Relations between the US and Iran have been especially strained since Trump ordered the drone strike in January 2020 that killed Iranian General Qassem Soleimani, who had been responsible for coordinating the militias in Iraq, as well as a prominent Iraqi commander of those forces. Revenge for the assassinations has fuelled the continued attacks on US interests in Iraq, though Biden’s response has been more conciliatory than his predecessor’s.

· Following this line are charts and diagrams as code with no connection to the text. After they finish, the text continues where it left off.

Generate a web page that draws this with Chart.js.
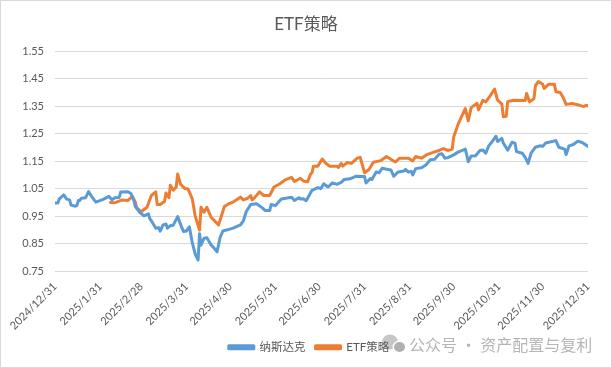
<!DOCTYPE html>
<html><head><meta charset="utf-8">
<script src="https://cdn.jsdelivr.net/npm/chart.js@4"></script>
<style>
html,body{margin:0;padding:0;background:#fff}
#wrap{position:relative;width:612px;height:368px;overflow:hidden}
canvas{position:absolute;left:0;top:0}
#edge{position:absolute;left:0;top:0;width:612px;height:368px;box-sizing:border-box;border:1px solid #d9d9d9;pointer-events:none}
</style></head><body>
<div id="wrap"><canvas id="c" width="612" height="368"></canvas><div id="edge"></div></div>
<script>
const chartTitle = "ETF策略";
const seriesNames = ["纳斯达克", "ETF策略"];
const watermark = "公众号 · 资产配置与复利";
const tickDays = [0,31,59,90,120,151,181,212,243,273,304,334,365];
const tickLabels = ["2024/12/31","2025/1/31","2025/2/28","2025/3/31","2025/4/30","2025/5/31","2025/6/30","2025/7/31","2025/8/31","2025/9/30","2025/10/31","2025/11/30","2025/12/31"];
const nasdaqDays = [0,2,3,6,8,10,11,14,15,16,17,18,21,23,25,28,33,37,39,41,44,45,50,52,54,55,58,61,64,65,66,69,71,72,74,76,77,79,81,84,87,88,90,92,94,96,98,99,100,102,104,107,108,111,113,115,118,122,127,129,131,134,138,142,144,147,148,151,153,155,159,162,164,167,168,170,172,174,176,180,182,184,187,190,193,196,198,202,206,212,213,216,217,220,222,224,228,230,232,235,239,240,242,244,245,247,251,254,257,260,263,265,267,269,273,276,281,283,285,288,291,293,295,297,299,302,303,306,307,310,313,315,316,320,322,324,326,329,332,334,336,343,345,349,350,352,355,358,361,365];
const nasdaqValues = [0.998,0.998,1.013,1.027,1.012,1.009,0.99,0.986,0.988,1.007,1.007,1.015,1.017,1.039,1.022,1.001,1.011,1.022,1.009,1.017,1.018,1.038,1.039,1.032,1.007,0.985,0.964,0.951,0.958,0.939,0.933,0.906,0.908,0.895,0.918,0.921,0.906,0.915,0.917,0.948,0.906,0.894,0.896,0.911,0.853,0.812,0.79,0.886,0.844,0.869,0.871,0.844,0.839,0.82,0.871,0.896,0.9,0.906,0.918,0.933,0.967,0.992,0.995,0.98,0.97,0.97,0.992,0.988,1.001,1.012,1.016,1.019,1.007,1.017,1.012,1.013,1.006,1.025,1.044,1.054,1.05,1.068,1.056,1.071,1.066,1.073,1.083,1.086,1.095,1.094,1.071,1.087,1.083,1.111,1.108,1.124,1.12,1.118,1.095,1.111,1.114,1.12,1.11,1.113,1.1,1.123,1.126,1.136,1.155,1.157,1.175,1.177,1.161,1.163,1.173,1.183,1.194,1.148,1.169,1.17,1.189,1.191,1.179,1.206,1.219,1.241,1.222,1.233,1.216,1.19,1.219,1.216,1.185,1.179,1.164,1.142,1.179,1.201,1.206,1.204,1.216,1.225,1.201,1.194,1.174,1.206,1.211,1.223,1.218,1.204];
const etfDays = [38,41,43,46,50,53,55,56,59,63,66,69,70,72,75,76,78,79,81,83,84,86,89,91,94,96,97,99,100,102,104,107,110,112,114,116,119,122,127,129,132,134,135,137,140,143,147,150,154,158,162,164,168,170,173,175,176,177,180,183,185,188,193,194,196,197,200,203,207,209,212,215,218,223,227,233,236,242,245,247,251,255,259,263,266,269,272,273,276,281,283,285,289,290,293,295,298,301,303,306,307,309,310,314,322,323,325,328,329,331,334,335,338,342,343,346,348,350,354,358,362,364,365];
const etfValues = [0.9995,0.999,1.003,1.009,1.007,1.022,1.001,0.98,0.966,0.982,1.025,1.038,0.992,0.992,1.003,1.034,1.017,1.062,1.044,1.056,1.103,1.066,1.05,1.05,1.013,0.951,0.933,0.899,0.982,0.964,0.982,0.945,0.929,0.918,0.951,0.985,0.995,1.001,1.019,1.009,1.015,1.025,1.009,1.019,1.038,1.025,1.025,1.056,1.068,1.083,1.091,1.076,1.088,1.078,1.075,1.103,1.108,1.132,1.132,1.158,1.145,1.132,1.132,1.127,1.142,1.132,1.145,1.142,1.161,1.164,1.108,1.12,1.146,1.152,1.167,1.147,1.161,1.161,1.151,1.167,1.161,1.175,1.182,1.189,1.196,1.189,1.194,1.238,1.284,1.342,1.297,1.345,1.361,1.337,1.372,1.366,1.388,1.413,1.373,1.358,1.312,1.314,1.367,1.372,1.371,1.397,1.366,1.378,1.425,1.44,1.43,1.415,1.43,1.43,1.403,1.4,1.382,1.357,1.36,1.356,1.349,1.354,1.351];
const yTicks = [0.75,0.85,0.95,1.05,1.15,1.25,1.35,1.45,1.55];

const pairs = (xs, ys) => xs.map((x, i) => ({x, y: ys[i]}));
const textFont = "Lato, 'Noto Sans CJK SC', sans-serif";

const placementPlugin = {
  id: 'placement',
  afterLayout(chart) {
    const t = chart.titleBlock, l = chart.legend, x = chart.scales.x;
    t.left += 12; t.right += 12; t.top += 3; t.bottom += 3;
    l.left += 15; l.right += 15; l.top += 7; l.bottom += 7;
    x.bottom += 20;
  }
};

const watermarkPlugin = {
  id: 'watermark',
  beforeDraw(chart) {
    const c = chart.ctx;
    c.save();
    c.fillStyle = '#b5b5b5';
    c.font = "16px 'Noto Sans CJK SC', sans-serif";
    c.textAlign = 'left';
    c.textBaseline = 'middle';
    c.fillText(watermark, 409, 345);
    c.fillStyle = '#c6c6c6';
    c.beginPath(); c.ellipse(390, 342, 8, 7.5, 0, 0, Math.PI * 2); c.fill();
    c.fillStyle = '#ffffff';
    c.beginPath(); c.ellipse(399.5, 347, 7, 6.5, 0, 0, Math.PI * 2); c.fill();
    c.fillStyle = '#b0b0b0';
    c.beginPath(); c.ellipse(399.5, 347, 5.5, 5, 0, 0, Math.PI * 2); c.fill();
    c.restore();
  }
};

new Chart(document.getElementById('c'), {
  type: 'line',
  plugins: [placementPlugin, watermarkPlugin],
  data: { datasets: [
    { label: seriesNames[0], data: pairs(nasdaqDays, nasdaqValues), borderColor: '#5b9bd5', backgroundColor: '#5b9bd5' },
    { label: seriesNames[1], data: pairs(etfDays, etfValues), borderColor: '#ed7d31', backgroundColor: '#ed7d31' }
  ]},
  options: {
    responsive: false,
    animation: false,
    layout: { padding: { left: 0, right: 24, top: 11, bottom: 12 } },
    elements: {
      line: { borderWidth: 3, tension: 0, borderCapStyle: 'round', borderJoinStyle: 'round' },
      point: { radius: 0 }
    },
    plugins: {
      tooltip: { enabled: false },
      title: { display: true, text: chartTitle, color: '#595959', font: { family: textFont, size: 17, weight: 'normal' }, padding: { top: 0, bottom: 20 } },
      legend: {
        position: 'bottom',
        labels: { color: '#595959', font: { family: textFont, size: 11.5 }, boxWidth: 25, boxHeight: 3, padding: 10 }
      }
    },
    scales: {
      x: {
        type: 'linear', min: 0, max: 365,
        afterBuildTicks(s) { s.ticks = tickDays.map(v => ({value: v})); },
        afterFit(s) { s.height = 53.5; },
        grid: { display: false, drawTicks: false },
        border: { display: false },
        ticks: {
          autoSkip: false, maxRotation: 45, minRotation: 45, padding: 9,
          color: '#595959', font: { family: textFont, size: 11 },
          callback: (v) => tickLabels[tickDays.indexOf(v)]
        }
      },
      y: {
        min: 0.75, max: 1.55,
        afterBuildTicks(s) { s.ticks = yTicks.map(v => ({value: v})); },
        afterFit(s) { s.width = 55; },
        grid: { color: '#d9d9d9', lineWidth: 1, drawTicks: false },
        border: { display: false },
        ticks: {
          padding: 11, color: '#595959', font: { family: textFont, size: 11 },
          callback: (v) => v.toFixed(2)
        }
      }
    }
  }
});
</script>
</body></html>
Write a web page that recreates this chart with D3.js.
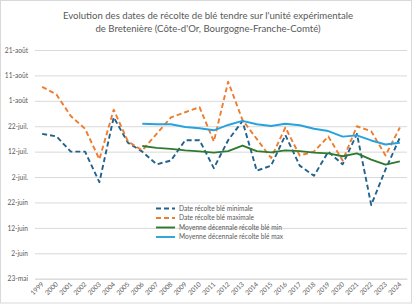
<!DOCTYPE html>
<html>
<head>
<meta charset="utf-8">
<script src="https://cdn.jsdelivr.net/npm/d3@7"></script>
<style>
  html, body { margin: 0; padding: 0; background: #fff; }
  svg { display: block; }
</style>
</head>
<body>
<div id="chart"></div>
<script>
// Années (catégories)
const years = ["1999","2000","2001","2002","2003","2004","2005","2006","2007","2008","2009","2010","2011","2012","2013","2014","2015","2016","2017","2018","2019","2020","2021","2022","2023","2024"];

// Valeurs en jour de l'année (1 = 1er janvier, année non bissextile)
const recolteMin = [200, 199, 193, 193, 181, 206.5, 196.5, 193, 188, 189.5, 197.5, 197.5, 186.5, 197.5, 205, 185.5, 187.5, 199.5, 187.5, 183.5, 193, 188, 200, 172, 186, 198.5];
const recolteMax = [218.5, 215.5, 207, 202, 190, 209.5, 197, 193.5, 200, 206.5, 208.5, 210.5, 197, 220.5, 205.5, 198, 190.5, 202.5, 191.5, 193, 199, 189.5, 203, 201, 191.5, 202.5];

// Moyennes décennales (à partir de 2006)
const decennaleYears = years.slice(7);
const moyMin = [195.2, 194.5, 194.1, 193.5, 193.1, 192.6, 193.2, 195.4, 193.2, 192.7, 193.5, 193.2, 192.6, 192.3, 191.2, 192.3, 189.9, 187.9, 189.2];
const moyMax = [204, 203.8, 203.8, 202.7, 202.2, 201.4, 203.5, 205.1, 203.8, 203.1, 204, 203.4, 202, 201.1, 198.9, 199.4, 197.4, 195.8, 196.5];

const yTicks = [143, 153, 163, 173, 183, 193, 203, 213, 223, 233];

const titleLines = [
  "Evolution des dates de récolte de blé tendre sur l'unité expérimentale",
  "de Bretenière (Côte-d'Or, Bourgogne-Franche-Comté)"
];

const series = [
  { name: "Date récolte blé minimale", years: years, values: recolteMin, color: "#22628c", dash: "5,3" },
  { name: "Date récolte blé maximale", years: years, values: recolteMax, color: "#ed7d31", dash: "5,3" },
  { name: "Moyenne décennale récolte blé min", years: decennaleYears, values: moyMin, color: "#2e7a30", dash: null },
  { name: "Moyenne décennale récolte blé max", years: decennaleYears, values: moyMax, color: "#27a2dc", dash: null }
];

const fr = d3.timeFormatLocale({
  dateTime: "%A %e %B %Y à %X",
  date: "%d/%m/%Y",
  time: "%H:%M:%S",
  periods: ["AM", "PM"],
  days: ["dimanche","lundi","mardi","mercredi","jeudi","vendredi","samedi"],
  shortDays: ["dim.","lun.","mar.","mer.","jeu.","ven.","sam."],
  months: ["janvier","février","mars","avril","mai","juin","juillet","août","septembre","octobre","novembre","décembre"],
  shortMonths: ["janv.","févr.","mars","avr.","mai","juin","juil.","août","sept.","oct.","nov.","déc."]
});
const fmtJour = fr.format("%-d-%b");
const jourLabel = d => fmtJour(new Date(2001, 0, d));

const width = 416;
const height = 305;
const margin = { top: 50, right: 9, bottom: 26.3, left: 35 };
const font = "Lato, 'Open Sans', sans-serif";
const textColor = "#595959";

const svg = d3.select("#chart").append("svg")
  .attr("width", width)
  .attr("height", height)
  .style("font-family", font);

// Cadre du graphique
svg.append("rect")
  .attr("x", 0.5).attr("y", 0.5)
  .attr("width", 411).attr("height", 302.5)
  .attr("fill", "#fff")
  .attr("stroke", "#d9d9d9");

const x = d3.scaleBand()
  .domain(years)
  .range([margin.left, width - margin.right]);

const y = d3.scaleLinear()
  .domain([143, 233])
  .range([height - margin.bottom, margin.top]);

const cx = d => x(d) + x.bandwidth() / 2;

// Grille + axe Y
svg.append("g")
  .attr("transform", `translate(${margin.left},0)`)
  .call(d3.axisLeft(y).tickValues(yTicks).tickSize(-(width - margin.right - margin.left)).tickPadding(7).tickFormat(jourLabel))
  .call(g => g.select(".domain").remove())
  .call(g => g.selectAll(".tick line").attr("stroke", "#d9d9d9").attr("stroke-width", 1))
  .call(g => g.selectAll(".tick text").attr("fill", textColor).style("font-size", "6.6px").style("font-family", font));

// Axe X
svg.append("g")
  .attr("transform", `translate(0,${height - margin.bottom})`)
  .call(d3.axisBottom(x).tickSize(0).tickPadding(0))
  .call(g => g.select(".domain").attr("stroke", "#d9d9d9"))
  .call(g => g.selectAll(".tick text")
    .attr("fill", textColor)
    .style("font-size", "6.6px")
    .style("font-family", font)
    .attr("text-anchor", "end")
    .attr("dy", "0")
    .attr("transform", "translate(2,6) rotate(-45)"));

// Courbes
const line = d3.line()
  .x(d => cx(d.year))
  .y(d => y(d.value));

series.forEach(s => {
  const pts = s.years.map((yr, i) => ({ year: yr, value: s.values[i] }));
  svg.append("path")
    .datum(pts)
    .attr("fill", "none")
    .attr("stroke", s.color)
    .attr("stroke-width", 1.9)
    .attr("stroke-linejoin", "round")
    .attr("stroke-dasharray", s.dash)
    .attr("d", line);
});

// Légende
const legend = svg.append("g").attr("transform", "translate(156,208.5)");
legend.selectAll("g")
  .data(series)
  .join("g")
  .attr("transform", (d, i) => `translate(0,${i * 9.5})`)
  .each(function (d) {
    const g = d3.select(this);
    g.append("line")
      .attr("x1", 0).attr("x2", 19)
      .attr("stroke", d.color)
      .attr("stroke-width", 1.9)
      .attr("stroke-dasharray", d.dash);
    g.append("text")
      .attr("x", 23)
      .attr("dy", "0.35em")
      .attr("fill", textColor)
      .style("font-size", "6.6px")
      .text(d.name);
  });

// Titre
svg.append("g")
  .selectAll("text")
  .data(titleLines)
  .join("text")
  .attr("x", 208)
  .attr("y", (d, i) => 18.5 + i * 13)
  .attr("text-anchor", "middle")
  .attr("fill", textColor)
  .style("font-size", "9.6px")
  .text(d => d);
</script>
</body>
</html>
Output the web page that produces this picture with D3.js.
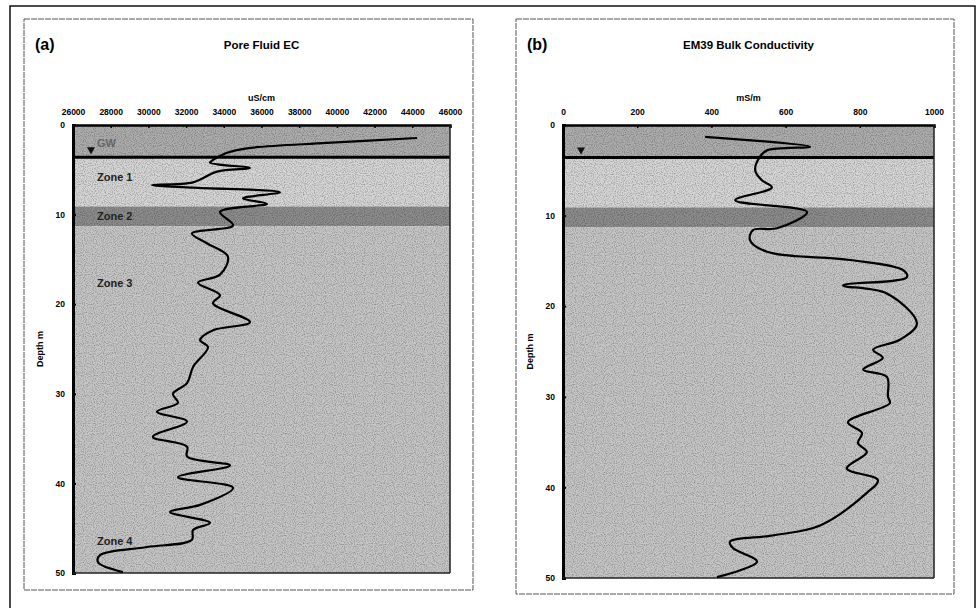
<!DOCTYPE html>
<html>
<head>
<meta charset="utf-8">
<script src="https://cdn.jsdelivr.net/npm/d3@7"></script>
<style>
	body { margin: 0; background: #fff; }
	svg { display: block; font-family: "Liberation Sans", Arial, sans-serif; font-weight: bold; }
	.tick text { font-size: 8.5px; font-weight: bold; }
</style>
</head>
<body>
<svg id="fig" width="976" height="608"></svg>
<script>
// Pore fluid EC (uS/cm) against depth (m)
const ecDepth = [1.45, 2.0, 2.6, 3.1, 3.9, 4.2, 4.8, 5.2, 6.4, 6.7, 7.0, 7.5, 8.2, 8.8, 9.7, 11.2, 12.1, 13.2, 14.7, 16.7, 17.6, 19.0, 19.9, 22.0, 22.9, 24.0, 24.8, 27.0, 28.8, 30.0, 31.0, 32.0, 33.1, 34.8, 35.9, 37.0, 38.0, 39.3, 40.5, 42.4, 43.2, 44.4, 45.2, 46.3, 47.1, 48.0, 48.8, 49.9];
const ecValue = [44250, 39470, 35230, 34170, 33430, 33270, 35390, 33640, 32370, 30190, 32370, 36980, 35020, 36290, 33800, 34490, 32310, 33100, 34220, 33800, 32630, 33800, 33430, 35390, 33430, 32740, 33160, 32370, 32050, 31300, 31570, 30460, 32050, 30240, 32050, 32050, 34330, 31570, 34490, 32740, 31150, 33270, 32370, 32310, 29930, 27430, 27330, 28650];

// EM39 bulk conductivity (mS/m) against depth (m)
const emDepth = [1.3, 2.4, 2.8, 3.5, 5.0, 6.1, 6.9, 8.3, 9.6, 11.4, 11.6, 12.7, 14.0, 14.9, 16.0, 16.8, 17.7, 18.6, 21.9, 23.7, 24.8, 25.7, 27.0, 27.8, 30.0, 30.7, 32.8, 34.0, 35.1, 36.1, 37.9, 39.2, 40.6, 44.2, 45.3, 46.0, 46.7, 48.2, 49.9];
const emValue = [383, 666, 550, 531, 518, 536, 563, 464, 658, 577, 512, 504, 550, 774, 916, 927, 755, 873, 954, 908, 836, 862, 809, 873, 876, 881, 768, 806, 795, 819, 765, 849, 819, 693, 566, 450, 458, 523, 415];

const ecTicks = [26000, 28000, 30000, 32000, 34000, 36000, 38000, 40000, 42000, 44000, 46000];
const emTicks = [0, 200, 400, 600, 800, 1000];
const depthTicks = [0, 10, 20, 30, 40, 50];

// depth bands: top, bottom, fill
const bandTop = [0, 3.6, 9.1, 11.3];
const bandBottom = [3.6, 9.1, 11.3, 50];
const bandFill = ["#adadad", "#d6d6d6", "#8c8c8c", "#c6c6c6"];
const waterTable = 3.6;

const zoneNames = ["GW", "Zone 1", "Zone 2", "Zone 3", "Zone 4"];
const zoneDepth = [2.0, 5.8, 10.2, 17.6, 46.4];

const svg = d3.select("#fig");

// speckled texture like the scanned print
const defs = svg.append("defs");
const filt = defs.append("filter").attr("id", "grain").attr("x", 0).attr("y", 0).attr("width", 1).attr("height", 1);
filt.append("feTurbulence").attr("type", "fractalNoise").attr("baseFrequency", 0.9).attr("numOctaves", 1).attr("seed", 3).attr("result", "n");
filt.append("feColorMatrix").attr("in", "n").attr("type", "matrix")
	.attr("values", "0 0 0 0 0  0 0 0 0 0  0 0 0 0 0  0 0 0 -2.2 1.25").attr("result", "dots");
filt.append("feComposite").attr("in", "dots").attr("in2", "SourceGraphic").attr("operator", "in");

// outer frame
svg.append("rect").attr("x", 10).attr("y", 6).attr("width", 965).attr("height", 620)
	.attr("fill", "none").attr("stroke", "#111").attr("stroke-width", 1.5);

function drawPanel(cfg) {
	const g = svg.append("g");
	g.append("rect").attr("x", cfg.box[0]).attr("y", cfg.box[1]).attr("width", cfg.box[2]).attr("height", cfg.box[3])
		.attr("fill", "none").attr("stroke", "#555").attr("stroke-width", 1).attr("stroke-dasharray", "6,1");

	const x = d3.scaleLinear().domain(cfg.xDomain).range([cfg.left, cfg.right]);
	const y = d3.scaleLinear().domain([0, 50]).range([cfg.top, cfg.bottom]);

	g.append("text").attr("x", cfg.box[0] + 11).attr("y", 50).attr("font-size", 16).text(cfg.tag);
	g.append("text").attr("x", (cfg.left + cfg.right) / 2).attr("y", 49).attr("text-anchor", "middle")
		.attr("font-size", 11.5).text(cfg.title);
	g.append("text").attr("x", (cfg.left + cfg.right) / 2).attr("y", 101).attr("text-anchor", "middle")
		.attr("font-size", 9).text(cfg.unit);

	// bands
	g.append("g").selectAll("rect").data(bandTop).join("rect")
		.attr("x", cfg.left).attr("width", cfg.right - cfg.left)
		.attr("y", (d) => y(d)).attr("height", (d, i) => y(bandBottom[i]) - y(d))
		.attr("fill", (d, i) => bandFill[i]);
	g.append("rect").attr("x", cfg.left).attr("y", cfg.top).attr("width", cfg.right - cfg.left).attr("height", cfg.bottom - cfg.top)
		.attr("fill", "#fff").attr("filter", "url(#grain)").attr("opacity", 0.35);

	// water table
	g.append("line").attr("x1", cfg.left).attr("x2", cfg.right).attr("y1", y(waterTable)).attr("y2", y(waterTable))
		.attr("stroke", "#000").attr("stroke-width", 3);
	const tx = cfg.left + 18, ty = y(waterTable) - 3;
	g.append("path").attr("d", `M${tx - 4},${ty - 7}L${tx + 4},${ty - 7}L${tx},${ty}Z`).attr("fill", "#111");

	if (cfg.zones) {
		g.selectAll(".zone").data(zoneNames).join("text").attr("class", "zone")
			.attr("x", cfg.left + 24).attr("y", (d, i) => y(zoneDepth[i]) + 4)
			.attr("font-size", 11).attr("fill", (d, i) => i === 0 ? "#666" : "#222")
			.text((d) => d);
	}

	// axes
	const top = g.append("g").attr("transform", `translate(0,${cfg.top})`)
		.call(d3.axisTop(x).tickValues(cfg.xTicks).tickFormat(d3.format("d")).tickSize(-3).tickPadding(10));
	top.select(".domain").attr("stroke-width", 2.5);
	top.selectAll(".tick line").attr("stroke-width", 1.5);

	const left = g.append("g").attr("transform", `translate(${cfg.left},0)`)
		.call(d3.axisLeft(y).tickValues(depthTicks).tickSize(-3).tickPadding(8));
	left.select(".domain").attr("stroke-width", 3);
	left.selectAll(".tick line").attr("stroke-width", 2);
	g.append("line").attr("x1", cfg.left).attr("x2", cfg.right).attr("y1", cfg.bottom).attr("y2", cfg.bottom)
		.attr("stroke", "#222").attr("stroke-width", 1.5);
	g.append("line").attr("x1", cfg.right).attr("x2", cfg.right).attr("y1", cfg.top).attr("y2", cfg.bottom)
		.attr("stroke", "#222").attr("stroke-width", 1.5);

	g.append("text").attr("transform", `translate(${cfg.left - 30},${(cfg.top + cfg.bottom) / 2}) rotate(-90)`)
		.attr("text-anchor", "middle").attr("font-size", 9).text("Depth m");

	// profile
	const line = d3.line()
		.curve(d3.curveCatmullRom.alpha(0.5))
		.x((d, i) => x(cfg.values[i]))
		.y((d) => y(d));
	g.append("path").datum(cfg.depths).attr("d", line)
		.attr("fill", "none").attr("stroke", "#000").attr("stroke-width", 2.2).attr("stroke-linejoin", "round");
}

drawPanel({
	box: [24, 19, 449, 571], left: 73, right: 450, top: 125, bottom: 573,
	xDomain: [26000, 46000], xTicks: ecTicks, tag: "(a)", title: "Pore Fluid EC", unit: "uS/cm",
	depths: ecDepth, values: ecValue, zones: true
});
drawPanel({
	box: [516, 19, 438, 575], left: 563, right: 934, top: 125, bottom: 578,
	xDomain: [0, 1000], xTicks: emTicks, tag: "(b)", title: "EM39 Bulk Conductivity", unit: "mS/m",
	depths: emDepth, values: emValue, zones: false
});
</script>
</body>
</html>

A retaliatory airstrike in February by US forces on an Iranian-backed militia position in Syria was seen as a calculated attempt to deter the attacks without escalating tensions with Iran, notably taking place outside Iraq so as to avoid provoking the pro-Iranian militia there, US News reports.
Still, there have been calls from Iraqi lawmakers for the removal of US troops from the region. In a statement made after a similar rocket strike in March, the commander in chief of Iraq’s security forces stressed the importance of Iraq distancing itself from regional and international competitions for power. However, Iraq is in a particularly vulnerable position because of its joint dependence on the United States for support in its fight against ISIS and on Iran as its largest neighbour and trading partner. Although a non-binding resolution passed by the Iraqi Parliament in 2020 urged the expulsion of all foreign troops from Iraq, over 2,500 US troops remain in the country even after strategic talks between Baghdad and Washington over US military presence.
Escalating tensions between the US and Iran, then, not only place the likelihood of a nuclear agreement in jeopardy, but also pose a threat to security in Iraq, who has borne the brunt of the violence and damage caused by the Iranian attacks. It is critical that Biden’s attempts to move forward diplomatically involve Iraq and that talks with the Iraqi government over the removal of US troops continue alongside the push for revived negotiations with Iran if peace in the region is to be anything but a zero-sum game.